Do you pay at the door or is it tickets for spectators.I'm hoping to go but as i have to travel a long way will have to fly and stay overnight. Is the NEC very central and how far from the airport? This probably soumds very random but i have never been before


----------



## Biawhiska (Mar 28, 2008)

Yes, you can pay on the door. It opens to the public at 10am. The tickets are usually £10. The airport is right next to the NEC. You don't even have to go outside!!!! 

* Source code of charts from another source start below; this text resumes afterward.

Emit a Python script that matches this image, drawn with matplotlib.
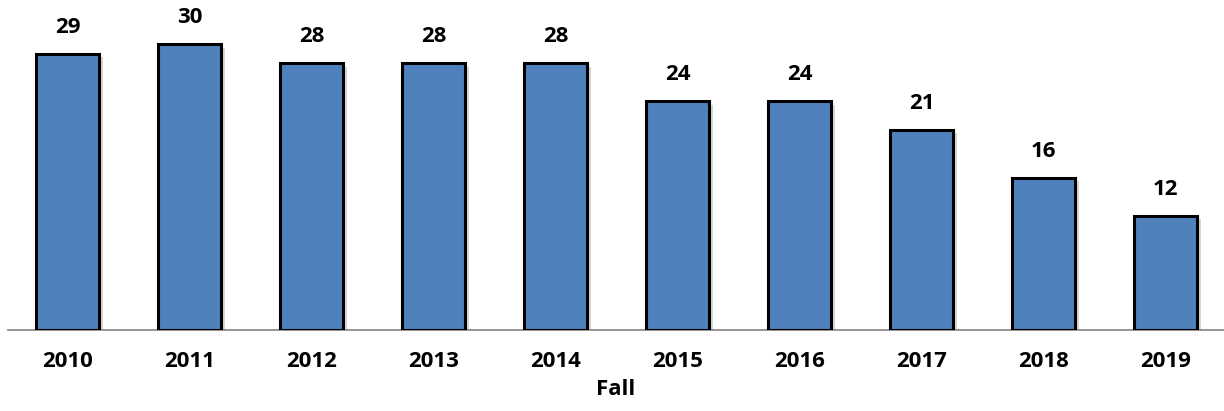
import matplotlib
matplotlib.use('Agg')
import matplotlib.pyplot as plt
import matplotlib.patheffects as pe

years = ['2010', '2011', '2012', '2013', '2014', '2015', '2016', '2017', '2018', '2019']
values = [29, 30, 28, 28, 28, 24, 24, 21, 16, 12]

plt.rcParams['font.family'] = ['Open Sans', 'DejaVu Sans']

fig = plt.figure(figsize=(12.24, 4.11), dpi=100)
ax = fig.add_axes([0.0065, 0.197, 0.9935, 0.803])

x = range(len(years))
bars = ax.bar(x, values, width=0.52, color='#4F81BD', edgecolor='black', linewidth=2.2, zorder=3)
for b in bars:
    b.set_path_effects([pe.SimplePatchShadow(offset=(2.5, -2.5), shadow_rgbFace='#888888', alpha=0.35), pe.Normal()])

for i, v in enumerate(values):
    ax.annotate(str(v), (i, v), xytext=(0, 19), textcoords='offset points',
                ha='center', va='center', fontsize=16, fontweight='bold')

ax.set_xlim(-0.49, 9.48)
ax.set_ylim(0, 34.63)
ax.set_xticks(list(x))
ax.set_xticklabels(years, fontsize=16, fontweight='bold')
ax.tick_params(axis='x', length=0, pad=15)
ax.set_yticks([])
for s in ['top', 'right', 'left']:
    ax.spines[s].set_visible(False)
ax.spines['bottom'].set_color('#8c8c8c')
ax.spines['bottom'].set_linewidth(1.3)
ax.set_xlabel('Fall', fontsize=16, fontweight='bold', labelpad=5)

fig.savefig('out.png', dpi=100)
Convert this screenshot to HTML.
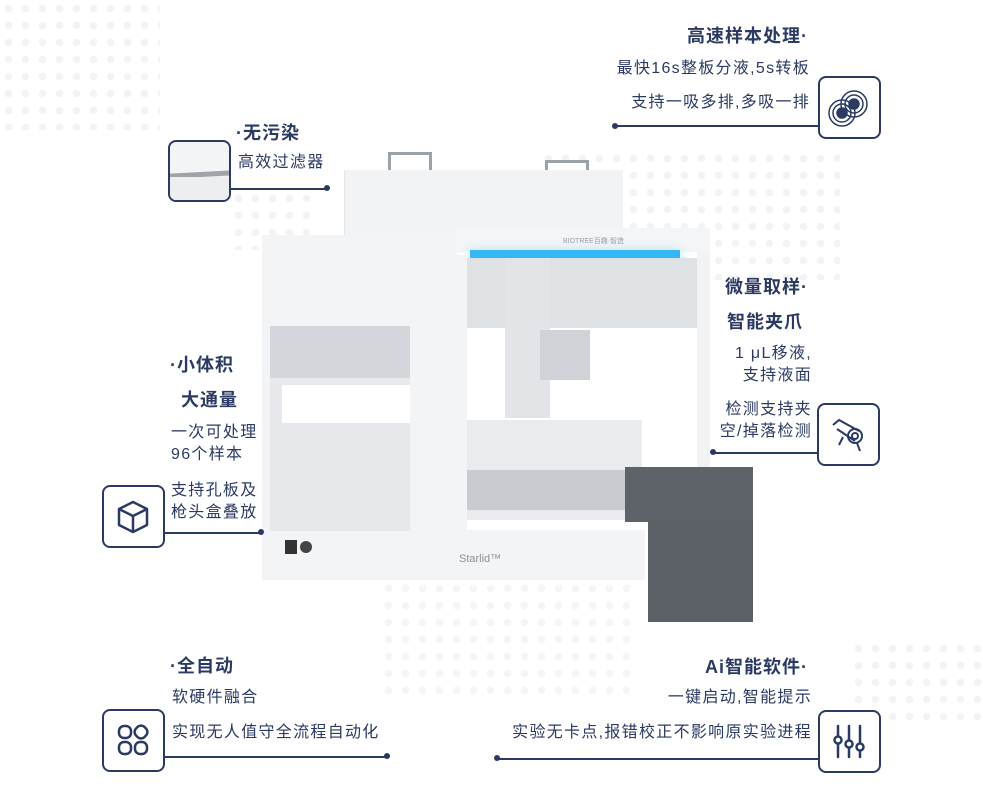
<!DOCTYPE html>
<html><head><meta charset="utf-8"><style>
body{margin:0;width:983px;height:800px;background:#fff;position:relative;overflow:hidden;font-family:"Liberation Sans","Noto Sans CJK SC",sans-serif;color:#2b3a63}
.a{position:absolute}
.t{position:absolute;font-size:18px;font-weight:bold;white-space:nowrap;letter-spacing:1px}
.b{position:absolute;font-size:16px;white-space:nowrap;letter-spacing:1.3px;line-height:22px}
.r{text-align:right}
.ln{position:absolute;height:1.5px;background:#2b3a63}
.dot{position:absolute;width:6px;height:6px;border-radius:50%;background:#2b3a63}
.ic{position:absolute;width:60px;height:60px;border:2px solid #2b3a63;border-radius:8px;background:#fff;box-sizing:border-box}
.dots{position:absolute;background-image:radial-gradient(circle,#f2f3f5 3.5px,transparent 4px);background-size:17px 17px}
</style></head><body>
<div class="dots" style="left:0;top:0;width:160px;height:130px"></div>
<div class="dots" style="left:540px;top:150px;width:300px;height:130px"></div>
<div class="dots" style="left:380px;top:580px;width:250px;height:120px;opacity:.8"></div>
<div class="dots" style="left:850px;top:640px;width:133px;height:80px"></div>
<div class="dots" style="left:230px;top:190px;width:80px;height:60px"></div>

<!-- machine -->
<div class="a" style="left:388px;top:152px;width:44px;height:22px;border:3px solid #9aa2aa;border-bottom:none;box-sizing:border-box"></div>
<div class="a" style="left:545px;top:160px;width:44px;height:16px;border:3px solid #9aa2aa;border-bottom:none;box-sizing:border-box"></div>
<div class="a" style="left:344px;top:170px;width:278px;height:66px;background:#f1f3f5;border-left:1px solid #e2e5e8"></div>
<div class="a" style="left:262px;top:235px;width:195px;height:345px;background:#f3f4f6"></div>
<div class="a" style="left:270px;top:326px;width:140px;height:205px;background:#e6e8eb"></div>
<div class="a" style="left:270px;top:326px;width:140px;height:52px;background:#d3d6da"></div>
<div class="a" style="left:282px;top:385px;width:128px;height:38px;background:#fff"></div>
<div class="a" style="left:455px;top:228px;width:255px;height:24px;background:#f4f5f7"></div>
<div class="a" style="left:470px;top:250px;width:210px;height:8px;background:#36b6f4;box-shadow:0 3px 12px #7fd2ff"></div>
<div class="a" style="left:455px;top:255px;width:12px;height:285px;background:#f3f4f6"></div>
<div class="a" style="left:697px;top:252px;width:13px;height:215px;background:#f2f3f5"></div>
<div class="a" style="left:467px;top:258px;width:230px;height:70px;background:#dfe2e5"></div>
<div class="a" style="left:505px;top:258px;width:45px;height:160px;background:#e2e4e7"></div>
<div class="a" style="left:540px;top:330px;width:50px;height:50px;background:#cfd3d7"></div>
<div class="a" style="left:467px;top:420px;width:175px;height:100px;background:#e9ebee"></div>
<div class="a" style="left:467px;top:470px;width:180px;height:40px;background:#b9bec3;opacity:.7"></div>
<div class="a" style="left:455px;top:530px;width:190px;height:50px;background:#f3f4f6"></div>
<div class="a" style="left:625px;top:467px;width:128px;height:55px;background:#5d6368"></div>
<div class="a" style="left:648px;top:520px;width:105px;height:102px;background:#5a6065"></div>
<div class="a" style="left:285px;top:540px;width:12px;height:14px;background:#333"></div>
<div class="a" style="left:300px;top:541px;width:12px;height:12px;border-radius:50%;background:#444"></div>
<div class="a" style="left:459px;top:553px;font-size:11px;color:#8a9097">Starlid™</div>
<div class="a" style="left:563px;top:236px;font-size:7px;color:#9aa0a6">BIOTREE百趣·智造</div>

<!-- top right -->
<div class="t" style="right:175px;top:22px">高速样本处理·</div>
<div class="b r" style="right:173px;top:58px">最快16s整板分液,5s转板</div>
<div class="b r" style="right:173px;top:92px">支持一吸多排,多吸一排</div>
<div class="ln" style="left:615px;top:125px;width:205px"></div><div class="dot" style="left:612px;top:123px"></div>
<div class="ic" style="left:818px;top:76px;width:63px;height:63px"><svg width="59" height="59" viewBox="0 0 59 59" fill="none" stroke="#2b3a63" stroke-width="1.5"><circle cx="22" cy="35" r="13"/><circle cx="22" cy="35" r="9"/><circle cx="34" cy="26" r="13"/><circle cx="34" cy="26" r="9"/><circle cx="22" cy="35" r="5" fill="#2b3a63"/><circle cx="34" cy="26" r="5" fill="#2b3a63"/></svg></div>

<!-- filter -->
<div class="t" style="left:236px;top:119px">·无污染</div>
<div class="b" style="left:238px;top:152px">高效过滤器</div>
<div class="ln" style="left:230px;top:188px;width:96px"></div><div class="dot" style="left:324px;top:185px"></div>
<div class="ic" style="left:168px;top:140px;width:63px;height:62px;background:#f3f4f5;overflow:hidden"><div class="a" style="left:0;top:30px;width:60px;height:5px;background:#9ea4aa;transform:rotate(-3deg)"></div><div class="a" style="left:0;top:35px;width:60px;height:25px;background:#eceef0"></div></div>

<!-- small volume -->
<div class="t" style="left:170px;top:351px">·小体积</div>
<div class="t" style="left:181px;top:386px">大通量</div>
<div class="b" style="left:171px;top:422px">一次可处理<br>96个样本</div>
<div class="b" style="left:171px;top:480px">支持孔板及<br>枪头盒叠放</div>
<div class="ln" style="left:164px;top:532px;width:96px"></div><div class="dot" style="left:258px;top:529px"></div>
<div class="ic" style="left:102px;top:485px;width:63px;height:63px"><svg width="59" height="59" viewBox="0 0 59 59" fill="none" stroke="#2b3a63" stroke-width="2.5" stroke-linejoin="round"><path d="M29 15 L43 22 L43 38 L29 45 L15 38 L15 22 Z M15 22 L29 29 L43 22 M29 29 L29 45"/></svg></div>

<!-- micro -->
<div class="t" style="right:175px;top:273px">微量取样·</div>
<div class="t" style="right:180px;top:308px">智能夹爪</div>
<div class="b r" style="right:171px;top:343px">1 μL移液,<br>支持液面</div>
<div class="b r" style="right:171px;top:399px">检测支持夹<br>空/掉落检测</div>
<div class="ln" style="left:712px;top:452px;width:108px"></div><div class="dot" style="left:710px;top:449px"></div>
<div class="ic" style="left:817px;top:403px;width:63px;height:63px"><svg width="59" height="59" viewBox="0 0 59 59" fill="none" stroke="#2b3a63" stroke-width="2"><path d="M14 20 L20 15 L40 26 M18 24 L36 36"/><circle cx="36" cy="31" r="7"/><circle cx="36" cy="31" r="3"/><path d="M20 40 L24 32 M38 38 L41 46"/></svg></div>

<!-- auto -->
<div class="t" style="left:170px;top:652px">·全自动</div>
<div class="b" style="left:172px;top:687px">软硬件融合</div>
<div class="b" style="left:172px;top:722px">实现无人值守全流程自动化</div>
<div class="ln" style="left:164px;top:756px;width:224px"></div><div class="dot" style="left:384px;top:753px"></div>
<div class="ic" style="left:102px;top:709px;width:63px;height:63px"><svg width="59" height="59" viewBox="0 0 59 59" fill="none" stroke="#2b3a63" stroke-width="2.5"><rect x="15" y="15" width="12" height="12" rx="5"/><rect x="31" y="15" width="12" height="12" rx="5" transform="rotate(45 37 21)"/><rect x="15" y="31" width="12" height="12" rx="5"/><rect x="31" y="31" width="12" height="12" rx="5"/></svg></div>

<!-- ai -->
<div class="t" style="right:175px;top:653px">Ai智能软件·</div>
<div class="b r" style="right:171px;top:687px">一键启动,智能提示</div>
<div class="b r" style="right:171px;top:722px">实验无卡点,报错校正不影响原实验进程</div>
<div class="ln" style="left:497px;top:758px;width:322px"></div><div class="dot" style="left:494px;top:755px"></div>
<div class="ic" style="left:818px;top:710px;width:63px;height:63px"><svg width="59" height="59" viewBox="0 0 59 59" fill="none" stroke="#2b3a63" stroke-width="2.5" stroke-linecap="round"><path d="M18 14 V24 M18 32 V45 M29 14 V28 M29 36 V45 M40 14 V31 M40 39 V45"/><circle cx="18" cy="28" r="3.5"/><circle cx="29" cy="32" r="3.5"/><circle cx="40" cy="35" r="3.5"/></svg></div>
</body></html>
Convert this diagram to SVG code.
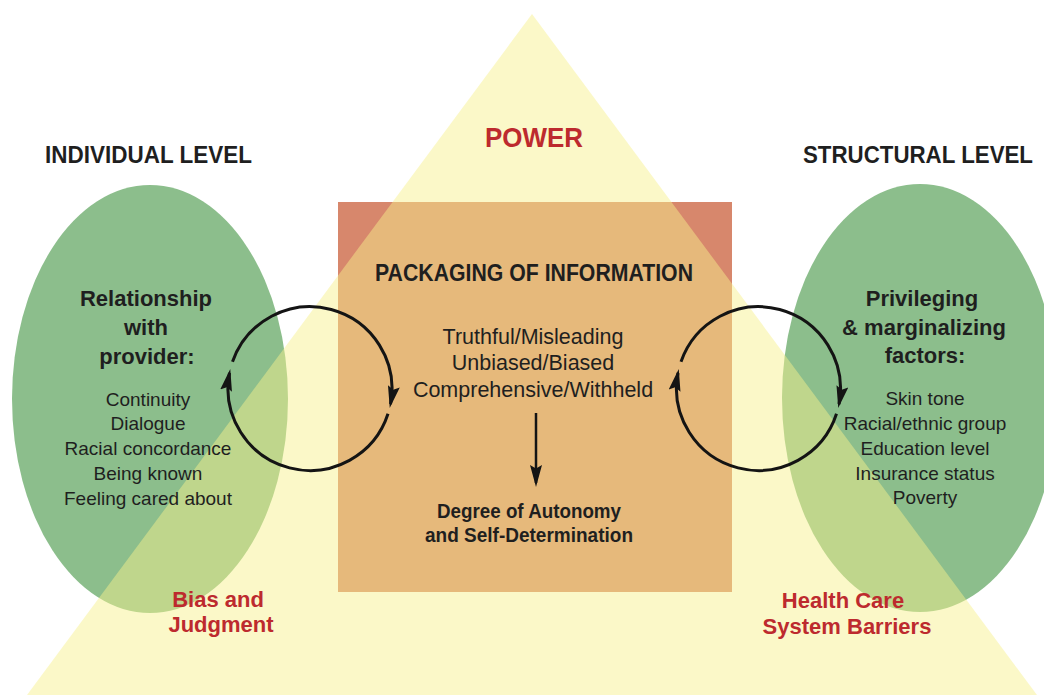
<svg xmlns="http://www.w3.org/2000/svg" width="1044" height="695" viewBox="0 0 1044 695">
  <style>
    text { font-family: "Liberation Sans", Arial, sans-serif; text-anchor: middle; fill: #1f1f1f; }
    .level { font-size: 23px; font-weight: bold; }
    .head { font-size: 22px; font-weight: bold; }
    .item { font-size: 19px; }
    .info { font-size: 21.5px; }
    .outcome { font-size: 20px; font-weight: bold; }
    .red { fill: #bd2a2e; font-weight: bold; font-size: 22px; }
    .ellipse { fill: #8cbe8c; }
    .loop { fill: none; stroke: #141414; stroke-width: 3; stroke-linecap: butt; }
  </style>
  <defs>
    <marker id="head" markerUnits="userSpaceOnUse" viewBox="0 0 22 13" markerWidth="22" markerHeight="13" refX="18" refY="6.5" orient="auto">
      <path d="M0,0.5 L22,6.5 L0,12.5 L3.5,6.5 Z" fill="#141414"/>
    </marker>
  </defs>

  <rect width="1044" height="695" fill="#ffffff"/>

  <!-- base shapes -->
  <g id="individual-level">
    <ellipse class="ellipse" cx="150" cy="399" rx="138" ry="214"/>
  </g>
  <g id="structural-level">
    <ellipse class="ellipse" cx="920" cy="398" rx="138" ry="214"/>
  </g>
  <g id="packaging-of-information">
    <rect x="338" y="202" width="394" height="390" fill="#d7876c"/>
  </g>

  <!-- translucent power triangle laid over the shapes -->
  <g id="power">
    <polygon points="532,14 1037,695 27,695" fill="#f6f18c" fill-opacity="0.48"/>
    <text class="red" x="534" y="147" style="font-size:28px" textLength="98" lengthAdjust="spacingAndGlyphs">POWER</text>
  </g>

  <!-- feedback loops and outcome arrow -->
  <g id="connectors">
    <path class="loop" d="M232.5,361.8 A82,82 0 0 1 390.5,404.1" marker-end="url(#head)"/>
    <path class="loop" d="M388,413.8 A82,82 0 0 1 229.5,372.9" marker-end="url(#head)"/>
    <path class="loop" d="M681,361.8 A82,82 0 0 1 839,404.1" marker-end="url(#head)"/>
    <path class="loop" d="M836.5,413.8 A82,82 0 0 1 678,372.9" marker-end="url(#head)"/>
    <path class="loop" style="stroke-width:2.5" d="M536,413 L536,483" marker-end="url(#head)"/>
  </g>

  <!-- labels -->
  <g id="individual-level-text">
    <text class="level" x="148.5" y="163" textLength="207" lengthAdjust="spacingAndGlyphs">INDIVIDUAL LEVEL</text>
    <text class="head" x="146" y="306">Relationship</text>
    <text class="head" x="146" y="335">with</text>
    <text class="head" x="147" y="364">provider:</text>
    <text class="item" x="148" y="406">Continuity</text>
    <text class="item" x="148" y="430">Dialogue</text>
    <text class="item" x="148" y="455">Racial concordance</text>
    <text class="item" x="148" y="480">Being known</text>
    <text class="item" x="148" y="505">Feeling cared about</text>
    <text class="red" x="218" y="607">Bias and</text>
    <text class="red" x="221" y="632">Judgment</text>
  </g>
  <g id="structural-level-text">
    <text class="level" x="918" y="163" textLength="230" lengthAdjust="spacingAndGlyphs">STRUCTURAL LEVEL</text>
    <text class="head" x="922" y="306">Privileging</text>
    <text class="head" x="924" y="335">&amp; marginalizing</text>
    <text class="head" x="925" y="363">factors:</text>
    <text class="item" x="925" y="405">Skin tone</text>
    <text class="item" x="925" y="430">Racial/ethnic group</text>
    <text class="item" x="925" y="455">Education level</text>
    <text class="item" x="925" y="480">Insurance status</text>
    <text class="item" x="925" y="504">Poverty</text>
    <text class="red" x="843" y="608">Health Care</text>
    <text class="red" x="847" y="634">System Barriers</text>
  </g>
  <g id="packaging-text">
    <text class="head" x="534" y="281" style="font-size:23px" textLength="318" lengthAdjust="spacingAndGlyphs">PACKAGING OF INFORMATION</text>
    <text class="info" x="533" y="344">Truthful/Misleading</text>
    <text class="info" x="533" y="370">Unbiased/Biased</text>
    <text class="info" x="533" y="397">Comprehensive/Withheld</text>
    <text class="outcome" x="529" y="518" textLength="184" lengthAdjust="spacingAndGlyphs">Degree of Autonomy</text>
    <text class="outcome" x="529" y="542" textLength="208" lengthAdjust="spacingAndGlyphs">and Self-Determination</text>
  </g>
</svg>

You can catch the monorail from Terminal 1 which brings you to Birmingham International train station. You walk through the building and straight ahead is an indoor foot bridge. Loads of signs pointing you where to go. You go over this foot bridge and then you're in the NEC.

There are 2 parts, the Supreme Halls are the furthest part away. You follow the signs for the hall numbers and come to a skywalk which is a flat escalator which takes you to the halls.

It's very easy to get to. There are also lots of hotels on the NEC complex.


----------